> SHORT TASK: Exactly retype the lines from the one containing "Reproduce this diagram with TikZ." through the one containing "(start) -- (stop);"; both ends count, pictures do not.

> PROVIDED DATA:
........
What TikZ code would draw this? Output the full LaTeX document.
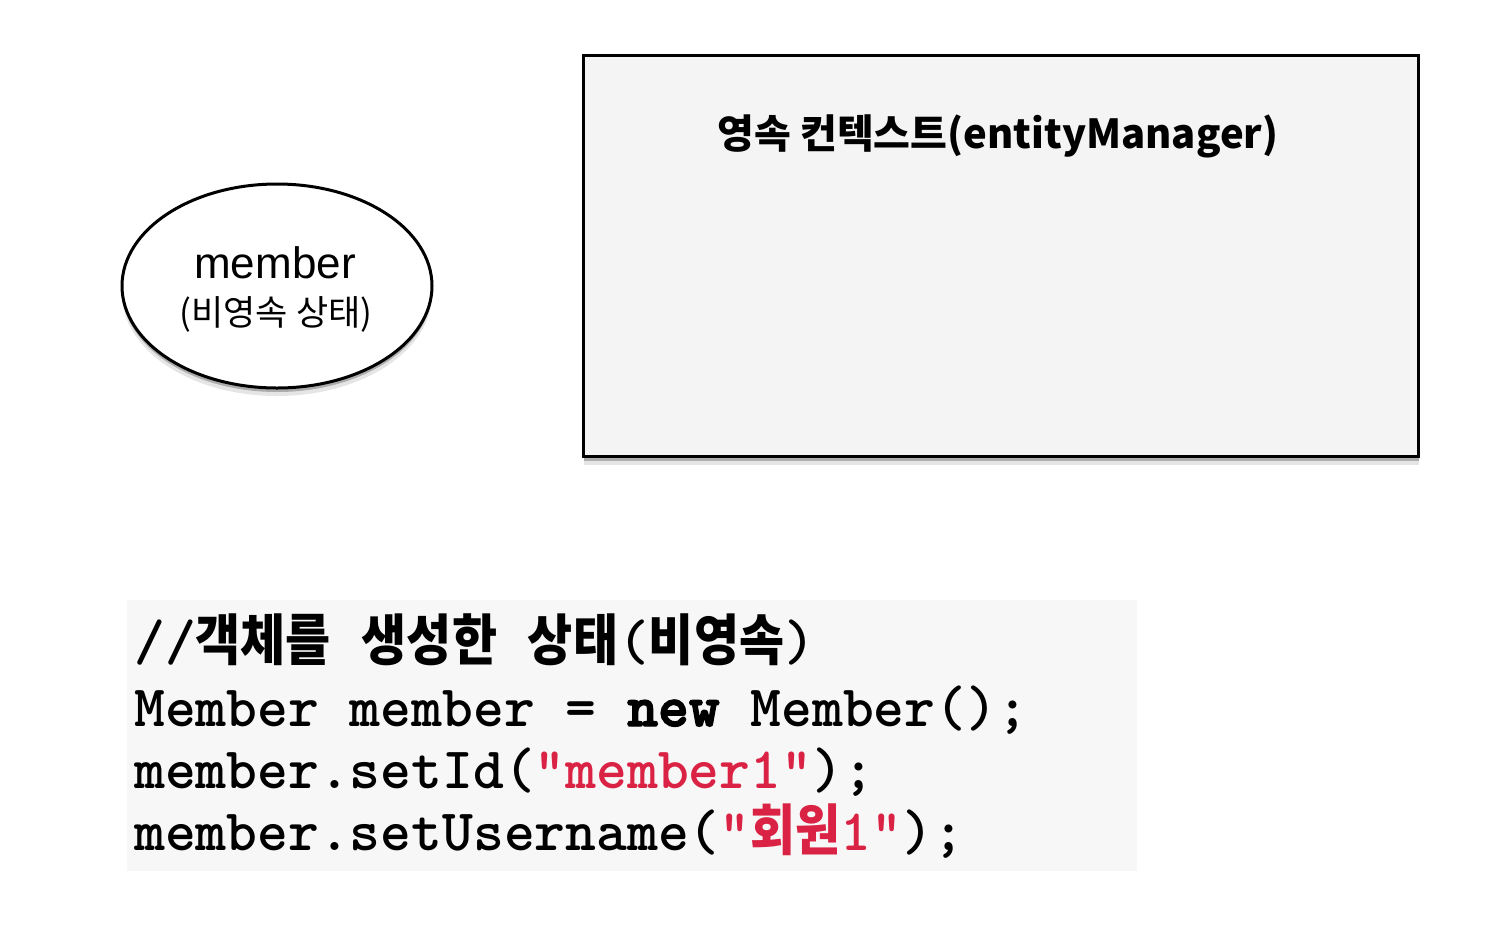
\documentclass[tikz,border=0pt]{standalone}
\usepackage{fontspec}
\setmainfont{Liberation Sans}
\newfontfamily\kr{Noto Sans CJK KR}
\newfontface\heavymono{lmmonolt10-bold.otf}[FakeBold=2.5]
\usetikzlibrary{shadows,shapes.geometric}
\definecolor{boxfill}{HTML}{F4F4F4}
\definecolor{codebg}{HTML}{F7F7F7}
\definecolor{strred}{RGB}{218,35,68}
\newcommand{\codeln}[1]{{\ttfamily\bfseries\fontsize{58.7}{66}\selectfont #1}}
\newcommand{\hg}[1]{\scalebox{1}[1.13]{\kr\bfseries\fontsize{49}{49}\selectfont #1}}
\newcommand{\heavy}[1]{{\heavymono\fontsize{58.7}{66}\selectfont #1}}
\tikzset{
  shadowed/.style={
    drop shadow={shadow xshift=0pt, shadow yshift=-8pt, opacity=0.10, fill=black},
    drop shadow={shadow xshift=0pt, shadow yshift=-4pt, opacity=0.25, fill=black}},
  ctxbox/.style={draw=black, line width=3pt, fill=boxfill, shadowed, inner sep=0},
  entity/.style={ellipse, draw=black, line width=3pt, fill=white, shadowed, inner sep=0},
  codeline/.style={anchor=base west, inner sep=0},
}
\begin{document}
\begin{tikzpicture}[x=1pt, y=-1pt]
\useasboundingbox (0,0) rectangle (1510,938);
% persistence context box
\node[ctxbox, minimum width=835pt, minimum height=401pt, anchor=north west] (ctx) at (582,54) {};
\node[anchor=base, inner sep=0] (ctxtitle) at (998,148)
  {\kr\bfseries\fontsize{40}{40}\selectfont 영속 컨텍스트(entityManager)};
% member entity
\node[entity, minimum width=310pt, minimum height=204pt] (member) at (277,286) {};
\node[anchor=base, inner sep=0] (mname) at (275,278) {\fontsize{44}{44}\selectfont member};
\node[anchor=base, inner sep=0] (mstate) at (276,325) {\kr\fontsize{35}{35}\selectfont (비영속 상태)};
% code block
\fill[codebg] (127,600) rectangle (1137,871);
\node[codeline] (c1) at (134,660) {\codeln{//\hg{객체를} \hg{생성한} \hg{상태}(\hg{비영속})}};
\node[codeline] (c2) at (134,726) {\codeln{Member member = \heavy{new} Member();}};
\node[codeline] (c3) at (134,788) {\codeln{member.setId(\textcolor{strred}{"member1"});}};
\node[codeline] (c4) at (134,850) {\codeln{member.setUsername(\textcolor{strred}{"\hg{회원}1"});}};
\end{tikzpicture}
\end{document}
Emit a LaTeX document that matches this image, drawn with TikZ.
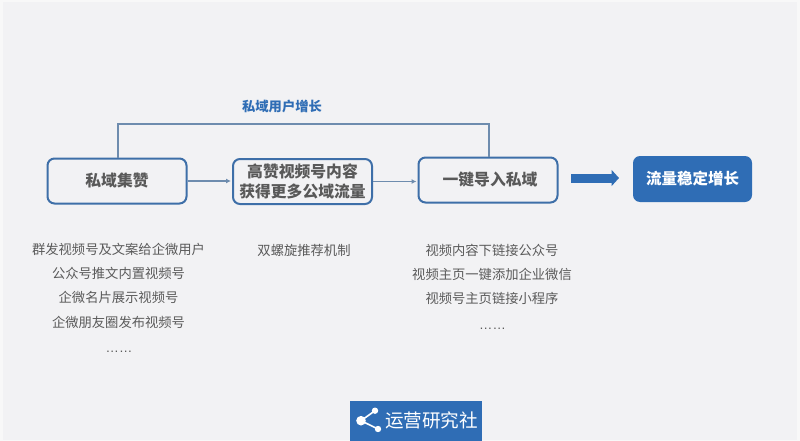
\documentclass[tikz,border=0pt]{standalone}
\usepackage{fontspec}
\setmainfont{Noto Sans CJK SC}
\newfontfamily\latinfont{Liberation Sans}
\usetikzlibrary{arrows.meta}
\definecolor{bgc}{HTML}{F2F2F4}
\definecolor{edgec}{HTML}{F8F8F8}
\definecolor{bluemain}{HTML}{2F6DB5}
\definecolor{blueline}{HTML}{3E6FA8}
\definecolor{greyline}{HTML}{6E8CAE}
\definecolor{titlegrey}{HTML}{595959}
\definecolor{bodygrey}{HTML}{5A5A5A}
\tikzset{
  x=1pt,y=-1pt,
  flowbox/.style={draw=blueline,line width=2pt,rounded corners=7pt,fill=bgc,
    text=titlegrey,font=\fontsize{15.8}{19}\selectfont\bfseries,align=center,
    inner sep=0pt,anchor=center},
  goalbox/.style={fill=bluemain,rounded corners=7pt,text=white,
    font=\fontsize{15.5}{19}\selectfont\bfseries,inner sep=0pt,anchor=center},
  bodytext/.style={text=bodygrey,font=\fontsize{13.3}{16}\selectfont,inner sep=0pt,anchor=center},
  dotstext/.style={text=bodygrey,font=\latinfont\fontsize{13.3}{16}\selectfont,inner sep=0pt,anchor=center},
  thinarrow/.style={draw=greyline,line width=1.4pt,shorten >=1pt,-{Latex[length=5pt,width=5pt]}},
  loopline/.style={draw=greyline,line width=1.3pt},
  fatarrow/.style={draw=bluemain,line width=9pt,-{Triangle[length=7.5pt,width=16pt]}},
}
\begin{document}
\begin{tikzpicture}
\useasboundingbox[fill=edgec] (0,0) rectangle (800,441);
\fill[bgc] (3,2) rectangle (797,440);
% boxes
\node[flowbox,minimum width=139pt,minimum height=45pt] (a) at (117,181) {私域集赞};
\node[flowbox,minimum width=139pt,minimum height=45pt] (b) at (302.5,181.5) {高赞视频号内容\\[1pt]获得更多公域流量};
\node[flowbox,minimum width=139pt,minimum height=45pt] (c) at (488,180) {\hspace*{4pt}一键导入私域};
\node[goalbox,minimum width=119pt,minimum height=46pt] (d) at (692.5,179) {流量稳定增长};
% connectors
\draw[thinarrow] (a.east) -- (a.east -| b.west);
\draw[thinarrow] (b.east) -- (b.east -| c.west);
\coordinate (topl) at (118,124);
\coordinate (topr) at (489,124);
\draw[loopline] (a.north -| topl) -- (topl) -- (topr) -- (c.north -| topr);
\coordinate (fats) at (571,178);
\coordinate (fate) at (619,178);
\draw[fatarrow] (fats) -- (fate);
% label
\node[text=bluemain,font=\fontsize{13.3}{16}\selectfont\bfseries,inner sep=0pt] (lab) at (282,106) {私域用户增长};
% columns
\node[bodytext] (a1) at (118.5,249) {群发视频号及文案给企微用户};
\node[bodytext] (a2) at (118.5,273) {公众号推文内置视频号};
\node[bodytext] (a3) at (118.5,297) {企微名片展示视频号};
\node[bodytext] (a4) at (118.5,322) {企微朋友圈发布视频号};
\node[dotstext] (a5) at (119,352) {……};
\node[bodytext] (b1) at (304,250) {双螺旋推荐机制};
\node[bodytext] (c1) at (492,250) {视频内容下链接公众号};
\node[bodytext] (c2) at (492,274) {视频主页一键添加企业微信};
\node[bodytext] (c3) at (492,298) {视频号主页链接小程序};
\node[dotstext] (c4) at (492.5,329) {……};
% logo
\fill[bluemain] (350,401) rectangle (482,441);
\draw[white,line width=1.6pt] (375,410.7) -- (361,420.7) -- (378,429);
\fill[white] (375,410.7) circle (3.2) (361,420.7) circle (4.8) (378,429) circle (3.2);
\node[text=white,font=\fontsize{18.6}{22}\selectfont,inner sep=0pt] (logo) at (431.5,420.5) {运营研究社};
\end{tikzpicture}
\end{document}
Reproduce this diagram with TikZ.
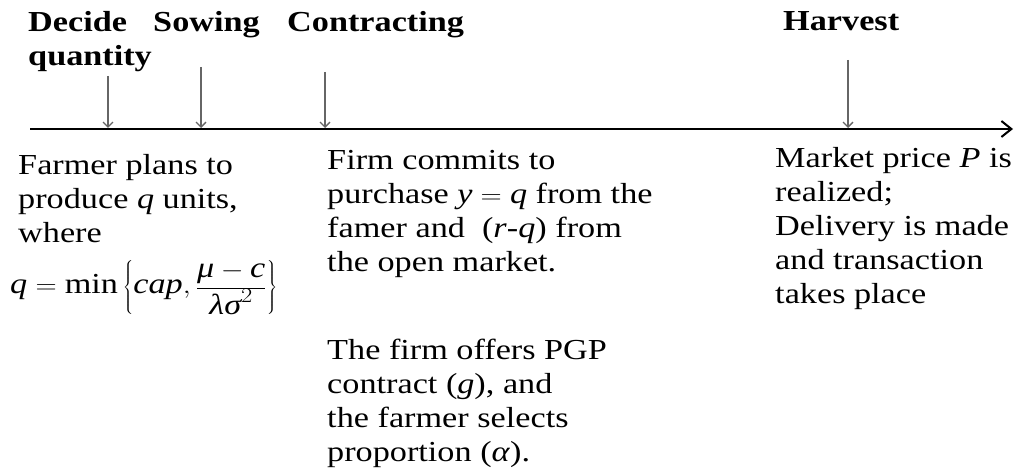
\documentclass[tikz,border=0pt]{standalone}
\usepackage{fontspec}
\setmainfont{Liberation Serif}
\usetikzlibrary{arrows.meta}

\begin{document}
\begin{tikzpicture}[x=1pt,y=-1pt,
    head/.style={anchor=base west,inner sep=0pt,align=left,xscale=1.18,
      font=\fontsize{29}{34}\selectfont\bfseries},
    note/.style={anchor=base west,inner sep=0pt,align=left,xscale=1.18,
      font=\fontsize{29}{34}\selectfont},
    tick/.style={draw=black!60,line width=1.3pt,
      -{Straight Barb[length=5pt,width=10pt]}},
    axis/.style={line width=2pt,-{Straight Barb[length=10pt,width=16pt]}}]
  \useasboundingbox (0,0) rectangle (1015,473);

  % time line
  \coordinate (start) at (30,129);
  \coordinate (stop) at (1013,129);
  \draw[axis] (start) -- (stop);

  % stages (base = baseline of the last line)
  \node[head] (decide) at (28,66) {Decide\\quantity};
  \node[head] (sowing) at (153,32) {Sowing};
  \node[head] (contracting) at (287,32) {Contracting};
  \node[head] (harvest) at (783,31) {Harvest};

  \coordinate (d1) at (108,76);  \coordinate (d2) at (108,128);
  \coordinate (s1) at (201,67);  \coordinate (s2) at (201,128);
  \coordinate (c1) at (325,72);  \coordinate (c2) at (325,128);
  \coordinate (h1) at (848,60);  \coordinate (h2) at (848,128);
  \draw[tick] (d1) -- (d2);
  \draw[tick] (s1) -- (s2);
  \draw[tick] (c1) -- (c2);
  \draw[tick] (h1) -- (h2);

  % what happens
  \node[note] (farmer) at (18,243)
    {Farmer plans to\\produce \textit{q} units,\\where};
  \node[note,anchor=west] (rule) at (10,288)
    {$\displaystyle \textit{q} = \textrm{min}\left\{\textit{cap},
      \frac{\textit{μ} - \textit{c}}{\textit{λσ}^{2}}\right\}$};
  \node[note] (firm) at (327,272)
    {Firm commits to\\purchase $\textit{y} = \textit{q}$ from the\\
     famer and \ (\textit{r}-\textit{q}) from\\the open market.};
  \node[note] (offer) at (327,461)
    {The firm offers PGP\\contract (\textit{g}), and\\
     the farmer selects\\proportion (\textit{α}).};
  \node[note] (market) at (775,303)
    {Market price \textit{P} is\\realized;\\Delivery is made\\
     and transaction\\takes place};
\end{tikzpicture}
\end{document}
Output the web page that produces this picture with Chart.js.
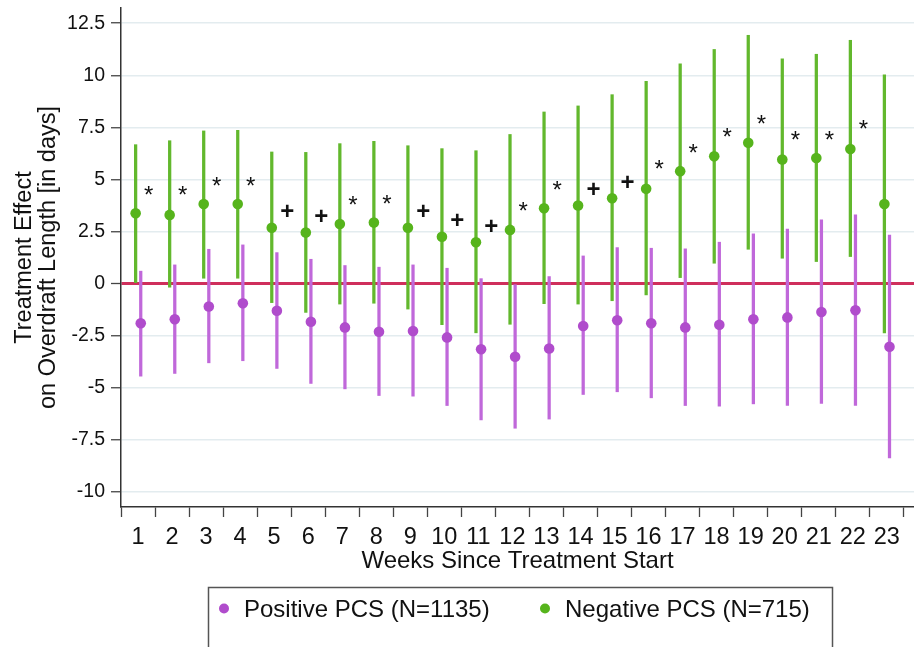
<!DOCTYPE html>
<html><head><meta charset="utf-8">
<script src="https://cdn.jsdelivr.net/npm/chart.js@4.4.1/dist/chart.umd.min.js"></script>
<style>html,body{margin:0;padding:0;background:#fff;}#wrap{width:914px;height:647px;position:relative;}</style>
</head><body><div id="wrap"><canvas id="c" width="914" height="647"></canvas></div>
<script>
// ---- data ----
const weeks = [1,2,3,4,5,6,7,8,9,10,11,12,13,14,15,16,17,18,19,20,21,22,23];
const yTicks = [-10,-7.5,-5,-2.5,0,2.5,5,7.5,10,12.5];

const posLabel = 'Positive PCS (N=1135)';
const posEst  = [-1.90,-1.71,-1.10,-0.94,-1.30,-1.83,-2.10,-2.31,-2.27,-2.58,-3.15,-3.51,-3.11,-2.03,-1.76,-1.90,-2.10,-1.97,-1.71,-1.62,-1.36,-1.28,-3.03];
const posLow  = [-4.44,-4.31,-3.80,-3.70,-4.07,-4.79,-5.05,-5.37,-5.40,-5.85,-6.54,-6.94,-6.50,-5.32,-5.19,-5.48,-5.85,-5.88,-5.77,-5.85,-5.75,-5.85,-8.37];
const posHigh = [0.60,0.90,1.65,1.86,1.49,1.17,0.87,0.79,0.90,0.74,0.24,-0.05,0.34,1.33,1.73,1.70,1.67,1.99,2.39,2.62,3.06,3.30,2.33];

const negLabel = 'Negative PCS (N=715)';
const negEst  = [3.38,3.30,3.82,3.82,2.68,2.45,2.86,2.93,2.68,2.25,1.99,2.58,3.62,3.75,4.10,4.55,5.40,6.11,6.76,5.96,6.03,6.46,3.82];
const negLow  = [0.05,-0.17,0.26,0.26,-0.91,-1.38,-0.98,-0.94,-1.22,-1.97,-2.36,-1.95,-0.96,-0.98,-0.82,-0.54,0.29,0.98,1.65,1.22,1.06,1.30,-2.36];
const negHigh = [6.67,6.86,7.33,7.36,6.32,6.30,6.72,6.83,6.62,6.48,6.38,7.16,8.24,8.53,9.07,9.71,10.55,11.24,11.92,10.79,11.01,11.68,10.02];

const sigMarks = ['*','*','*','*','+','+','*','*','+','+','+','*','*','+','+','*','*','*','*','*','*','*',''];
const sigY     = [4.47,4.47,4.90,4.90,3.50,3.25,4.00,4.06,3.50,3.06,2.81,3.70,4.73,4.59,4.90,5.71,6.51,7.25,7.87,7.13,7.13,7.62,null];

const xTitle = 'Weeks Since Treatment Start';
const yTitle = ['Treatment Effect', 'on Overdraft Length [in days]'];

// ---- styling ----
const FONT = '"Liberation Sans", Arial, sans-serif';
const PINK_DOT = '#b04ccc', PINK_LINE = '#c068da';
const GREEN_DOT = '#56b41c', GREEN_LINE = '#62b82d';
const ZERO = '#cf2f5c', GRID = '#e3ecef', AXIS = '#333', TXT = '#111';
const OFF_NEG = -0.07, OFF_POS = 0.08;

const bars = (lo, hi, off) => weeks.map((w, i) => ({x: w + off, y: [lo[i], hi[i]]}));
const pts  = (est, off) => weeks.map((w, i) => ({x: w + off, y: est[i]}));

const sigPlugin = {
  id: 'sig',
  afterDatasetsDraw(chart) {
    const {ctx, scales: {x, y}} = chart;
    ctx.save();
    ctx.fillStyle = TXT;
    ctx.textAlign = 'left';
    ctx.textBaseline = 'alphabetic';
    weeks.forEach((w, i) => {
      const m = sigMarks[i];
      if (!m) return;
      ctx.font = (m === '+' ? 'bold ' : '') + '24px ' + FONT;
      const px = x.getPixelForValue(w) + 6;
      const py = y.getPixelForValue(sigY[i]);
      const mt = ctx.measureText(m);
      ctx.fillText(m, px, py + (mt.actualBoundingBoxAscent - mt.actualBoundingBoxDescent) / 2);
    });
    ctx.restore();
  }
};

const legendPlugin = {
  id: 'boxLegend',
  afterDraw(chart) {
    const ctx = chart.ctx;
    ctx.save();
    ctx.strokeStyle = '#555';
    ctx.lineWidth = 1.5;
    ctx.strokeRect(208.5, 587.5, 624, 90);
    const items = chart.data.datasets.filter(d => d.inLegend);
    const spots = [{dot: 224, text: 244}, {dot: 545, text: 565}];
    const yc = 608.5;
    ctx.font = '24px ' + FONT;
    const cap = ctx.measureText('P').actualBoundingBoxAscent;
    items.forEach((d, k) => {
      ctx.fillStyle = d.backgroundColor;
      ctx.beginPath();
      ctx.arc(spots[k].dot, yc, 5, 0, Math.PI * 2);
      ctx.fill();
      ctx.fillStyle = TXT;
      ctx.textAlign = 'left';
      ctx.textBaseline = 'alphabetic';
      ctx.fillText(d.label, spots[k].text, yc + cap / 2);
    });
    ctx.restore();
  }
};

new Chart(document.getElementById('c'), {
  type: 'scatter',
  data: {
    datasets: [
      {type: 'bar', label: 'pos CI', data: bars(posLow, posHigh, OFF_POS), backgroundColor: PINK_LINE,
       barThickness: 2.6, grouped: false, borderWidth: 0, order: 2},
      {type: 'bar', label: 'neg CI', data: bars(negLow, negHigh, OFF_NEG), backgroundColor: GREEN_LINE,
       barThickness: 2.6, grouped: false, borderWidth: 0, order: 2},
      {type: 'scatter', label: posLabel, inLegend: true, data: pts(posEst, OFF_POS), backgroundColor: PINK_DOT,
       pointRadius: 5.3, pointBorderWidth: 0, borderWidth: 0, order: 1},
      {type: 'scatter', label: negLabel, inLegend: true, data: pts(negEst, OFF_NEG), backgroundColor: GREEN_DOT,
       pointRadius: 5.3, pointBorderWidth: 0, borderWidth: 0, order: 1}
    ]
  },
  options: {
    responsive: false,
    animation: false,
    devicePixelRatio: 1,
    layout: {autoPadding: false, padding: {left: 0, right: 0, top: 8, bottom: 70}},
    plugins: {legend: {display: false}, tooltip: {enabled: false}},
    scales: {
      x: {
        type: 'linear', min: 0.5, max: 23.8, offset: false,
        afterBuildTicks: s => { s.ticks = weeks.map(v => ({value: v})); },
        afterFit: s => { s.height = 70; s.paddingLeft = 0; s.paddingRight = 0; },
        grid: {drawOnChartArea: false, drawTicks: true, tickLength: 10, tickColor: '#444', tickWidth: 1.3},
        border: {display: true, color: AXIS, width: 1.5},
        ticks: {font: {family: FONT, size: 23.5}, color: TXT, padding: 6, maxRotation: 0, autoSkip: false,
                callback: v => String(v)},
        title: {display: true, text: xTitle, font: {family: FONT, size: 24, lineHeight: 1.0}, color: TXT,
                padding: {top: 0, bottom: 4}}
      },
      y: {
        type: 'linear', min: -10.72, max: 13.23,
        afterBuildTicks: s => { s.ticks = yTicks.map(v => ({value: v})); },
        afterFit: s => { s.width = 121; s.paddingTop = 0; s.paddingBottom = 0; },
        grid: {
          color: c => (c.tick && c.tick.value === 0) ? ZERO : GRID,
          lineWidth: c => (c.tick && c.tick.value === 0) ? 3 : 1.5,
          tickColor: '#444', tickLength: 10, tickWidth: 1.3
        },
        border: {display: true, color: AXIS, width: 1.5},
        ticks: {font: {family: FONT, size: 19.5}, color: TXT, padding: 6, callback: v => String(v)},
        title: {display: true, text: yTitle, font: {family: FONT, size: 23.5, lineHeight: 1.0}, color: TXT,
                padding: {top: 13, bottom: 0}}
      }
    }
  },
  plugins: [sigPlugin, legendPlugin]
});
</script></body></html>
........
> ANSWER IN FULL:
Reproduce this diagram with TikZ.
\documentclass[tikz,border=0pt]{standalone}
\usepackage{fontspec}
\setmainfont{Liberation Serif}
\usetikzlibrary{arrows.meta}

\begin{document}
\begin{tikzpicture}[x=1pt,y=-1pt,
    head/.style={anchor=base west,inner sep=0pt,align=left,xscale=1.18,
      font=\fontsize{29}{34}\selectfont\bfseries},
    note/.style={anchor=base west,inner sep=0pt,align=left,xscale=1.18,
      font=\fontsize{29}{34}\selectfont},
    tick/.style={draw=black!60,line width=1.3pt,
      -{Straight Barb[length=5pt,width=10pt]}},
    axis/.style={line width=2pt,-{Straight Barb[length=10pt,width=16pt]}}]
  \useasboundingbox (0,0) rectangle (1015,473);

  % time line
  \coordinate (start) at (30,129);
  \coordinate (stop) at (1013,129);
  \draw[axis] (start) -- (stop);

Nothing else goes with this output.